The Corner

Reading The Jobs Numbers

As Ramesh reported, the economy added 144,000 nonfarm payroll jobs in August with the unemployment rate falling to 5.4 percent, its lowest level since October 2001.

Some more jobs details: The latest payroll jump is the most since May, is the first acceleration in hiring in 5 months, and marks the 12th straight month that payroll jobs have climbed. July payroll numbers were also revised upward from 32,000 to 73,000.

Election-year trivia: The unemployment rate at the same time in 1996 while Clinton was running for his second term was 5.1 percent — 0.3 percent lower than it is today (although by the end of that year the rate had climbed to 5.4 percent, just where it is today).

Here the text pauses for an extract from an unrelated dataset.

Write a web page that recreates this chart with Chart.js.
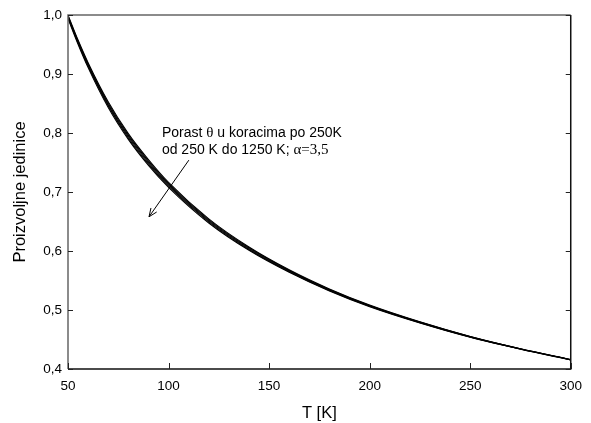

Assessment of the latest jobs numbers: Fine. Bush should talk the rate (which is historically low); the media will talk the payroll numbers (overlooking the Labor Department’s household survey, which according to our David Malpass is “more representative of the economy than the [payroll] survey”); and the Kerry camp will continue to call all job increases “unacceptable,” will discuss jobs lost since Bush took office (and weathered the Clinton recession, 9/11, corporate scandals, and the war on terror), and will never mention the unemployment rate. (NRO Financial’s Jerry Bowyer has pointed out that “the nation has historically focused on the unemployment rate when it comes to measuring the health of the jobs market.”)

Early jobs buzz: The financial press is having trouble spinning this one negative. Their best thumbs-down talking point is that the payroll figure is lower than the consensus estimate (which was only a few jobs away at 150,000). Some are even saying that the latest Labor Department figures are a sign that the economy is pulling out of its summer slump.

Final overall assessment: Bush can ride this.